Description Logic systems (and subsets or intersecting sets such as Datalog, Prolog, etc), are not so clear on how they should be implemented. (I need to establish how implementation should be done on an algebraic system). Also, with the exception of systems like "Persistent Prolog" most systems I've seen need to refer to their statements in memory. This means that they can't scale. It seems to me that implementation of a description log system can be done with a rules system, though I've been told that there are some statements which are incompatible (I don't really see it, but I'd probably have to try to implement it to see why it doesn't work for every case). I have seen it written in at least one place that a description logic system could be implemented with a rules system.

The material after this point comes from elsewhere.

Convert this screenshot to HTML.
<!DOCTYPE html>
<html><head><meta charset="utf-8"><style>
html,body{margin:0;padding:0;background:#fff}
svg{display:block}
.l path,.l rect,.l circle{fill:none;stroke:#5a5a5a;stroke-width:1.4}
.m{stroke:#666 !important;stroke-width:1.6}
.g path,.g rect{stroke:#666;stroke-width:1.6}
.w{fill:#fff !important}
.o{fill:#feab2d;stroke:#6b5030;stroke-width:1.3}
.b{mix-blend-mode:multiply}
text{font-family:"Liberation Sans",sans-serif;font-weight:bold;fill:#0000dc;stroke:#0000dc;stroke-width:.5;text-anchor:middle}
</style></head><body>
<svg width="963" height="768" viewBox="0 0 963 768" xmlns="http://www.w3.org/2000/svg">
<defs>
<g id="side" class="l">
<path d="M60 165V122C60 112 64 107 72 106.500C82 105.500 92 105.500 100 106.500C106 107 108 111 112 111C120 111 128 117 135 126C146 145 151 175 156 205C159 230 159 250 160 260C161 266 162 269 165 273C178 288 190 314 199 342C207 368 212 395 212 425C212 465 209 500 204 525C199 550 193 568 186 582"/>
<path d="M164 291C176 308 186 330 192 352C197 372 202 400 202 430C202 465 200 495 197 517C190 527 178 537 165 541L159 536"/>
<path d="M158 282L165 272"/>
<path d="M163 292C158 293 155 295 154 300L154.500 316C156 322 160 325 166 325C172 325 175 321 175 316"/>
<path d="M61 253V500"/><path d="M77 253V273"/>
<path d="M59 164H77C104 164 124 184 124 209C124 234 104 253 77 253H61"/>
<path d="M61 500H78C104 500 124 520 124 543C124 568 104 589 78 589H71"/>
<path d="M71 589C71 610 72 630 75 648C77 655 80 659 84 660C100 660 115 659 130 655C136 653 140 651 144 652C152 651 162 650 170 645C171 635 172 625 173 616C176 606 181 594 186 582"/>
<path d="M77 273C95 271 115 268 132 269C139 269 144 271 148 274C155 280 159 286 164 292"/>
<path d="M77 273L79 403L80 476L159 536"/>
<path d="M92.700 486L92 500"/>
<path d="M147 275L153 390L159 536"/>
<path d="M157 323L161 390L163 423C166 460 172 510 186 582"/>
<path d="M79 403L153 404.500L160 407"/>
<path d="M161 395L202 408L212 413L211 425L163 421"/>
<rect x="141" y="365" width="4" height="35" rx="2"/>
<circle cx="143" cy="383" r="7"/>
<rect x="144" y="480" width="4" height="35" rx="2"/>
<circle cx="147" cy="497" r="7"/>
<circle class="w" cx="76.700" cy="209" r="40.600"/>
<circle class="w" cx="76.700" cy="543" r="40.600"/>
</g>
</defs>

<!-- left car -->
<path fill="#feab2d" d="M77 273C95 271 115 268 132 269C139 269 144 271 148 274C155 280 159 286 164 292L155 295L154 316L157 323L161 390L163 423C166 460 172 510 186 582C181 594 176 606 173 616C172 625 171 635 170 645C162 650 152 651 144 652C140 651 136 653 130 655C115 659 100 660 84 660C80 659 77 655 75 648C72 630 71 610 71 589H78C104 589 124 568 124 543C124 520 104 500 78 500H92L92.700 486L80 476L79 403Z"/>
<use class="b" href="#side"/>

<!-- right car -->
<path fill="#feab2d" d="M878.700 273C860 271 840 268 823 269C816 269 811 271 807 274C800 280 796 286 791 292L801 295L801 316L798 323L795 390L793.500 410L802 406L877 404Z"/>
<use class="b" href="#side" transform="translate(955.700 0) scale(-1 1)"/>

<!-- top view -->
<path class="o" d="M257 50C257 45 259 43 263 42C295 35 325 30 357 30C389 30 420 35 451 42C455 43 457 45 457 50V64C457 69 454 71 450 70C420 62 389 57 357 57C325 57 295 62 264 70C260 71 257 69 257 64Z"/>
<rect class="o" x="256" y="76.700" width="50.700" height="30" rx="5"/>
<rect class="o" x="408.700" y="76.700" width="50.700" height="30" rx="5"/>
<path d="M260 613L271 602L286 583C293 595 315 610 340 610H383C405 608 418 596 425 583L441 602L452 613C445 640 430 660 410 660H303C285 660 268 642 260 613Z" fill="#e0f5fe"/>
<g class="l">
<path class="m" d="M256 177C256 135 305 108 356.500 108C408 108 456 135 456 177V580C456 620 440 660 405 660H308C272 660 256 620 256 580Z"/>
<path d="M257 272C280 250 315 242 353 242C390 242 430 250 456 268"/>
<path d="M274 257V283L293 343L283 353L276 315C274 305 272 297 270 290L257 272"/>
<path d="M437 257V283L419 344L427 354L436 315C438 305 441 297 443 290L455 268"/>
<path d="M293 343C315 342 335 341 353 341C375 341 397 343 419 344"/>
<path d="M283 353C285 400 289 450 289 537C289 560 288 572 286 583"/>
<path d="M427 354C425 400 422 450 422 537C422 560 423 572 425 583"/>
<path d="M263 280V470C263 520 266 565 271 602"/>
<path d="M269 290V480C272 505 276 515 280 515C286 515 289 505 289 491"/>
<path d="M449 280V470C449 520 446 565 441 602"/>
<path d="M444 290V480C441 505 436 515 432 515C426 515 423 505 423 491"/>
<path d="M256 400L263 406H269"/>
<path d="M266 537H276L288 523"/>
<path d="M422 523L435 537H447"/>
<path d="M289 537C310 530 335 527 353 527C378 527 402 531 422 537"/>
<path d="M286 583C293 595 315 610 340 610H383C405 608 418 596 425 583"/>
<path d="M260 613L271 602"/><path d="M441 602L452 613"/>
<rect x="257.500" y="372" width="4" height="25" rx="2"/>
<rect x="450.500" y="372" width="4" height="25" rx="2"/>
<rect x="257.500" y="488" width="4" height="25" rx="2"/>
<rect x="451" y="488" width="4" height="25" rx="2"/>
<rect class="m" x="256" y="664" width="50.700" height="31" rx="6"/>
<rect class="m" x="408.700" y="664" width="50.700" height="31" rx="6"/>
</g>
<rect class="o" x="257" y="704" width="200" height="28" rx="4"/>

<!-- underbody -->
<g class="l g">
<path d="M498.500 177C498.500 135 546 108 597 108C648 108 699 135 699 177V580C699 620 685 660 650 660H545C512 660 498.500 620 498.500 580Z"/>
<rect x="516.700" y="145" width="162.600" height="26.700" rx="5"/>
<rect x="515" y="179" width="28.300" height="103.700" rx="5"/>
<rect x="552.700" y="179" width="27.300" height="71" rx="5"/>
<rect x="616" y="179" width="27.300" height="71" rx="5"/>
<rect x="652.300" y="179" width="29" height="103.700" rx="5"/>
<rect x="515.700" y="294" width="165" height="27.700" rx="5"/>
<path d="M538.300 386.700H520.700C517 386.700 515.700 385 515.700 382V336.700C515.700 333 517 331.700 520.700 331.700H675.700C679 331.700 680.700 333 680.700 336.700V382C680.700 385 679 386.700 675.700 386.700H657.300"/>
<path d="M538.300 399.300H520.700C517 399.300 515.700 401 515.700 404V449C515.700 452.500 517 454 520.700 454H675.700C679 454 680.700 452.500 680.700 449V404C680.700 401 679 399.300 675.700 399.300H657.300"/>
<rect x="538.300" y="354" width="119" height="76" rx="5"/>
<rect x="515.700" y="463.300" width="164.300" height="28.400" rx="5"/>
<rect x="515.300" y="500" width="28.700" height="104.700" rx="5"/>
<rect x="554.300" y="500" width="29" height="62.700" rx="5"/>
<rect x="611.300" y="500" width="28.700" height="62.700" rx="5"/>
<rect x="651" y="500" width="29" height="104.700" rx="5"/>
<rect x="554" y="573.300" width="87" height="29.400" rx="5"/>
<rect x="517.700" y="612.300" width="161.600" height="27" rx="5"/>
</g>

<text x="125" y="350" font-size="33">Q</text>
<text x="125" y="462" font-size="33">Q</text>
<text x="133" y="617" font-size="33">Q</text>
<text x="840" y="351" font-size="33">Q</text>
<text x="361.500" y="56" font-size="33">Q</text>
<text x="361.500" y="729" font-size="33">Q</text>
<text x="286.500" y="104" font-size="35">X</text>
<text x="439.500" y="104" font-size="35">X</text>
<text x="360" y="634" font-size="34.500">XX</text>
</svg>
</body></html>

One feature that both types of evaluation systems seem to share in common, is that they both operate on one statement at a time. This is obviously a scalability bottleneck. It also completely ignores the fact that Kowari is designed to retrieve and work with large groups of related data. This ability of Kowari's is the basis of its speed (and why the Jena interface is so slow for Kowari).

My idea is to work with large groups of data which are returned from Kowari, and use them in a kind-of rules engine. It means working with groups of data, rather than individual statements... and that's where my problem lies.

I can't find any papers on rules systems which talk about working with large groups of data at once, rather than individual statements. Maybe nobody ever indexed data quite this way, so groups like this were not possible.

I also can't find any papers on algebraic systems which refer to working with large groups of data at a time, rather than individual statements. These papers possibly exist, but I haven't found them yet. The other issue is how an algebraic system is supposed to be implemented anyway. LOTS of papers talk about these systems, but the evaluation of them is always referred to in terms of algebraic equations. There must be some papers which talk about how this is done. If I can't find any, then I may just try looking at the innards of Vampire, though that will hardly be the definitive answer.

Finding papers on this stuff will really help me to move on. Conversely, if I don't find some papers on this, then I know that working with large blocks of data is a relatively new idea, so my working on it will be a big deal.

Well, I'll be at UQ tomorrow, so I'll do some more reading while I'm there.

Jetlag
It's only 4 hours, but I'm right in the middle of the jetlag period at the moment. It's 11pm and my body thinks it's 3am. Consequently, I'm barely able to type. If you see any glaring mistakes above, then I apologise now. In the meantime I'm going to bed and will finish this another time.